Departure: Around The World For Human Rights

February 25, 2015, around 11 PM

I walk to the end of an unfamiliar terminal in LAX to board a plane to Mexico. The destination is the first on a 45 day trip all the way around the world. The organization sending me on this venture is Youth For Human Rights International. A non-profit founded with the self stated purpose:

"To teach youth about human rights, specifically the United Nations Universal Declaration of Human Rights, and inspire them to become valuable advocates for tolerance and peace."

The founder of Youth For Human Rights International (We'll call it YHRI) has made a tour around the world every year for the past 11, spreading the knowledge of the Universal Declaration of Human Rights to scholars, governments, learning institutions, and most importantly students. And every year, they bring a photographer to document it all. Every moment. 

I've been given numerous warnings from previous travelers on this trip, people involved in the tour and even the founder herself that it is easy nor comfortable, that sleep is a luxury and meals an ever-changing and always new experience.

But I've also been told stories of adventure. 

Stories of exploring firefly filled clearings in the quiet of night while wandering a Taiwanese mountainside. Stories of  abandoning luggage and narrow escapes from foreign lands. I'v been shown images of South Native American chiefs, eyes deep with knowledge dating back through the ages. Images of beautiful Russian architecture, alone in the early hours of the morning, kissed by the sunlight. And I've been told other stories.

Stories of aide and humanity. Of teaching and progress. Of arming masses of interested youth, from children in primary school and young adults, grade school to college classes. Arming them with information. Arming them with their human rights.

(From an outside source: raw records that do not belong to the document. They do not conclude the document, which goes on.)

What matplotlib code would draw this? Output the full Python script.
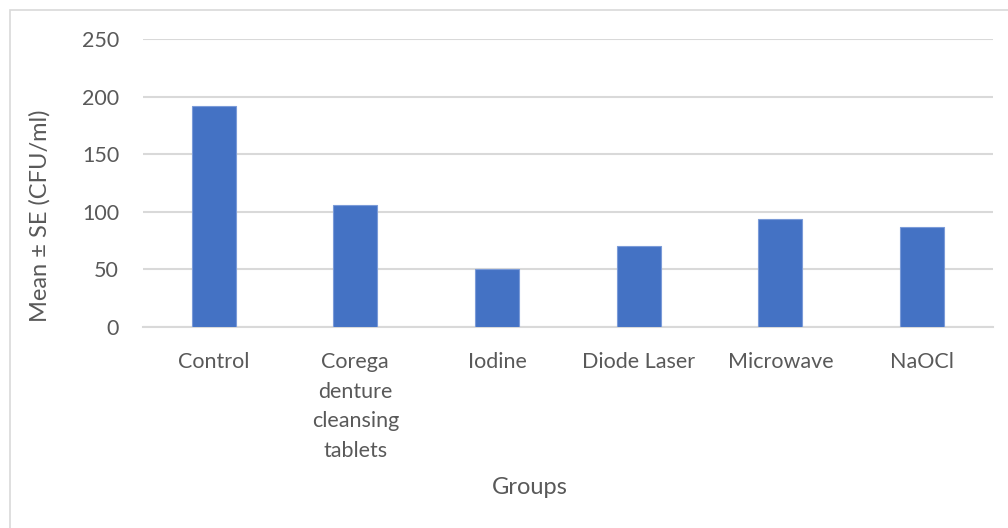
import matplotlib
matplotlib.use("Agg")
import matplotlib.pyplot as plt
from matplotlib.patches import Rectangle

groups = ["Control", "Corega\ndenture\ncleansing\ntablets", "Iodine",
          "Diode Laser", "Microwave", "NaOCl"]
means = [192, 106, 50, 70, 93.5, 86.5]
yticks = [0, 50, 100, 150, 200, 250]

plt.rcParams['font.family'] = ['Lato', 'DejaVu Sans']
text_color = "#595959"
grid_color = "#d9d9d9"
bar_color = "#4472C4"

fig = plt.figure(figsize=(10.08, 5.28), dpi=100)
# chart-area border
fig.patches.append(Rectangle((10 / 1008, -0.1), 1.2, 1.1 - 10 / 528,
                             transform=fig.transFigure, fill=False,
                             edgecolor=grid_color, linewidth=1.2))

ax = fig.add_axes([142.7 / 1008, 1 - 327 / 528, (993 - 142.7) / 1008, (327 - 39) / 528])
x = range(len(groups))
ax.bar(x, means, width=0.31, color=bar_color, edgecolor="#7b9bd8",
       linewidth=0.8, zorder=3)

ax.set_xlim(-0.5, len(groups) - 0.5)
ax.set_ylim(0, 250)
ax.set_yticks(yticks)
ax.set_xticks(list(x))
ax.set_xticklabels(groups, linespacing=1.6, va="top")
ax.yaxis.grid(True, color=grid_color, linewidth=1.5, zorder=0)
for s in ["top", "right", "left"]:
    ax.spines[s].set_visible(False)
ax.spines["bottom"].set_color(grid_color)
ax.spines["bottom"].set_linewidth(1.5)
ax.spines["bottom"].set_zorder(1)
ax.tick_params(axis="both", length=0, labelsize=15.5, colors=text_color)
ax.tick_params(axis="y", pad=17)
ax.tick_params(axis="x", pad=18)

# axis titles
fig.text(40 / 1008, 1 - 216 / 528, "Mean ± SE (CFU/ml)", fontsize=17,
         color=text_color, rotation=90, ha="center", va="center")
fig.text(530 / 1008, 1 - 488 / 528, "Groups", fontsize=17, color=text_color,
         ha="center", va="center")

fig.savefig("out.png", dpi=100, facecolor="white")
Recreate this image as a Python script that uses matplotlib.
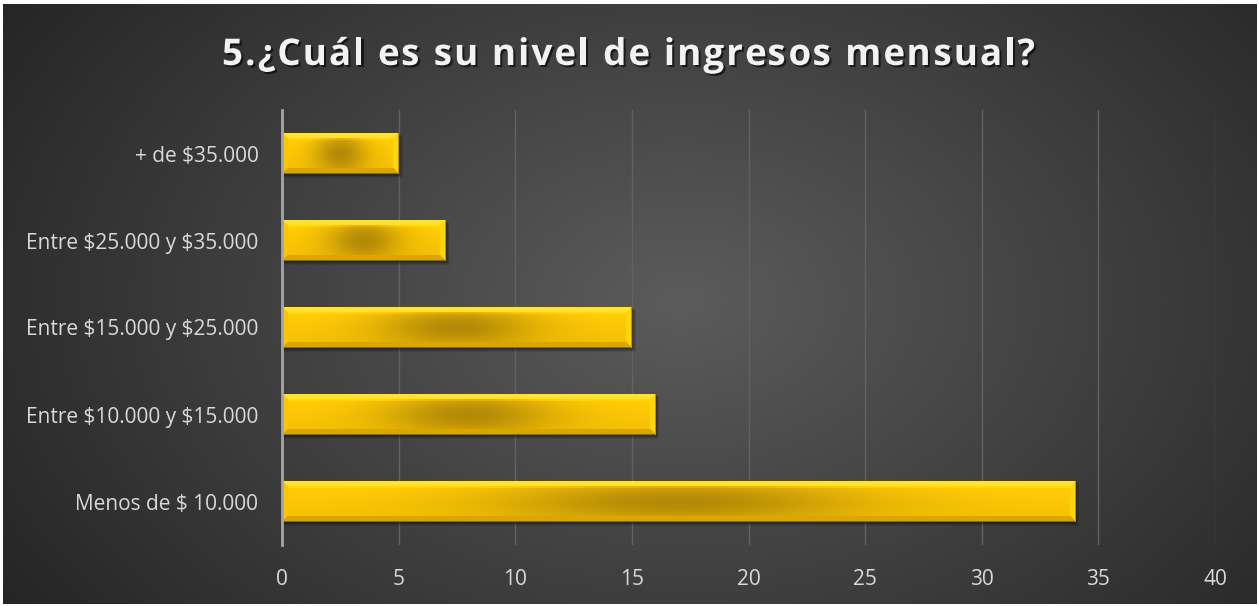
import numpy as np
import matplotlib as mpl
mpl.use('Agg')
import matplotlib.pyplot as plt
from matplotlib import patheffects

categorias = ['Menos de $ 10.000', 'Entre $10.000 y $15.000', 'Entre $15.000 y $25.000',
              'Entre $25.000 y $35.000', '+ de $35.000']
respuestas = [34, 16, 15, 7, 5]
ticks_x = [0, 5, 10, 15, 20, 25, 30, 35, 40]
titulo = '5.¿Cuál es su nivel de ingresos mensual?'

ANCHO, ALTO = 1259, 606
plt.rcParams['font.family'] = ['Open Sans', 'DejaVu Sans']
plt.rcParams['text.parse_math'] = False

fig = plt.figure(figsize=(ANCHO / 100, ALTO / 100), dpi=100, facecolor='white')

# fondo oscuro con degradado radial
fondo = fig.add_axes([3 / ANCHO, 2 / ALTO, 1 - 5 / ANCHO, 1 - 6 / ALTO], zorder=-10)
yy, xx = np.mgrid[0:ALTO, 0:ANCHO]
d = np.sqrt(((xx - 680) / 760) ** 2 + ((yy - 300) / 520) ** 2)
gris = np.clip(0.36 - 0.20 * d, 0.14, 0.36)
fondo.imshow(np.dstack([gris, gris, gris]), aspect='auto', extent=(0, 1, 0, 1))
fondo.axis('off')

ax = fig.add_axes([282 / ANCHO, 1 - 545 / ALTO, 933 / ANCHO, 435 / ALTO])
ax.set_facecolor('none')

pos = np.arange(len(categorias))
alto_barra = 0.48
barras = ax.barh(pos, respuestas, height=alto_barra, color='#F5C000', zorder=3)

# sombra difusa bajo cada barra
for k in range(4):
    ax.barh(pos - 0.015 - 0.008 * k, np.array(respuestas) + 0.04 + 0.04 * k,
            height=alto_barra, left=0.02, color='black', alpha=0.10, zorder=2)


def textura_oro(w, h, s=6):
    y, x = np.mgrid[0:h, 0:w].astype(float)
    cx, cy = (w - 1) / 2, (h - 1) / 2
    # cara central: dorado con zona oscura en el centro
    dx = (x - cx) / (w / 2)
    dy = (y - cy) / (h / 2)
    oscuro = 0.88 * np.exp(-(dx ** 2) / (2 * 0.32 ** 2) - (dy ** 2) / (2 * 0.7 ** 2))
    base = np.array([1.0, 0.79, 0.02])
    sombra = np.array([0.67, 0.51, 0.03])
    img = base * (1 - oscuro[..., None]) + sombra * oscuro[..., None]
    # banda brillante arriba y algo más oscura abajo
    img *= (1.03 - 0.08 * (y / h))[..., None]
    fila = (y >= s) & (y < s + 2)
    img[fila] = np.clip(img[fila] * 1.08, 0, 1)
    # biseles
    t, b, l, r = y, h - 1 - y, x, w - 1 - x
    m = np.minimum(np.minimum(t, b), np.minimum(l, r))
    bisel = m < s
    cual = np.argmin(np.stack([t, b, l, r]), axis=0)
    colores = [np.array([1.0, 0.89, 0.20]),
               np.array([0.87, 0.65, 0.0]),
               np.array([0.98, 0.78, 0.02]),
               np.array([1.0, 0.84, 0.05])]
    for k, c in enumerate(colores):
        img[bisel & (cual == k)] = c
    img[0] = [0.95, 0.75, 0.0]
    img[h - 1] = [0.55, 0.42, 0.0]
    img[:, w - 1] = [0.78, 0.60, 0.0]
    return np.clip(img, 0, 1)


px_por_unidad = 933 / 40
px_por_cat = 435 / 5
for barra, v in zip(barras, respuestas):
    w = max(int(round(v * px_por_unidad)), 14)
    h = int(round(alto_barra * px_por_cat))
    y0 = barra.get_y()
    im = ax.imshow(textura_oro(w, h), extent=(0, v, y0, y0 + alto_barra),
                   aspect='auto', interpolation='bilinear', zorder=4)
    im.set_clip_path(barra)

ax.set_xlim(0, 40)
ax.set_ylim(-0.5, len(categorias) - 0.5)
ax.set_xticks(ticks_x)
ax.set_yticks(pos)
ax.set_yticklabels(categorias)
ax.tick_params(axis='both', length=0, colors='#D9D9D9', labelsize=15)
ax.tick_params(axis='x', pad=17)
ax.tick_params(axis='y', pad=17)
ax.grid(axis='x', color='#626262', linewidth=1.0, zorder=0)
ax.set_axisbelow(True)
for lado in ['top', 'right', 'bottom']:
    ax.spines[lado].set_visible(False)
ax.spines['left'].set_color('#A6A6A6')
ax.spines['left'].set_linewidth(2)
ax.spines['left'].set_zorder(5)

# título con espaciado entre letras
renderer = fig.canvas.get_renderer()
tam_titulo = 26.5


def ancho(texto):
    t = fig.text(0, 0, texto, fontsize=tam_titulo, fontweight='bold')
    wpx = t.get_window_extent(renderer).width
    t.remove()
    return wpx


ref = ancho('x')
x_ini, x_fin = 222, 1035
espacio = (x_fin - x_ini - ancho(titulo)) / (len(titulo) - 1)
sombra_txt = [patheffects.withSimplePatchShadow(offset=(1.5, -1.5), shadow_rgbFace='black', alpha=0.6)]
for i, ch in enumerate(titulo):
    if ch == ' ':
        continue
    xi = x_ini + (ancho(titulo[:i] + 'x') - ref if i else 0) + espacio * i
    fig.text(xi / ANCHO, 1 - 65 / ALTO, ch, fontsize=tam_titulo, fontweight='bold',
             color='#F2F2F2', va='baseline', ha='left', path_effects=sombra_txt)

fig.savefig('out.png', dpi=100, facecolor=fig.get_facecolor())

This did not seem like an opportunity that would be wise to pass up.

the planning has been done, I've researched the countries, and my bags have more in them than they should be able to fit. Including, but not in total:

- Enough camera gear to cripple a healthy young man

- A mini tripod stuffed into my suitcase

- a small arsenal of lighting gear with lights and stands

- chargers of every type and size. Computer, phone, camera batteries, international adapters, etc.

- a shaving kit with what I hope are enough supplies to last a month and a half.

- 30 instant coffees from Starbucks

- a laptop and hard drives to store every photo and video on, hidden in my camera bag

- 4-6 usable outfits, all black.

And a journal. 

 

So I hand the stewardess my ticket, board the plane and find my seat. After a short battle with my luggage to get it into the overhead bin, I settle into my seat and pretend to sleep, wondering what will happen in Mexico.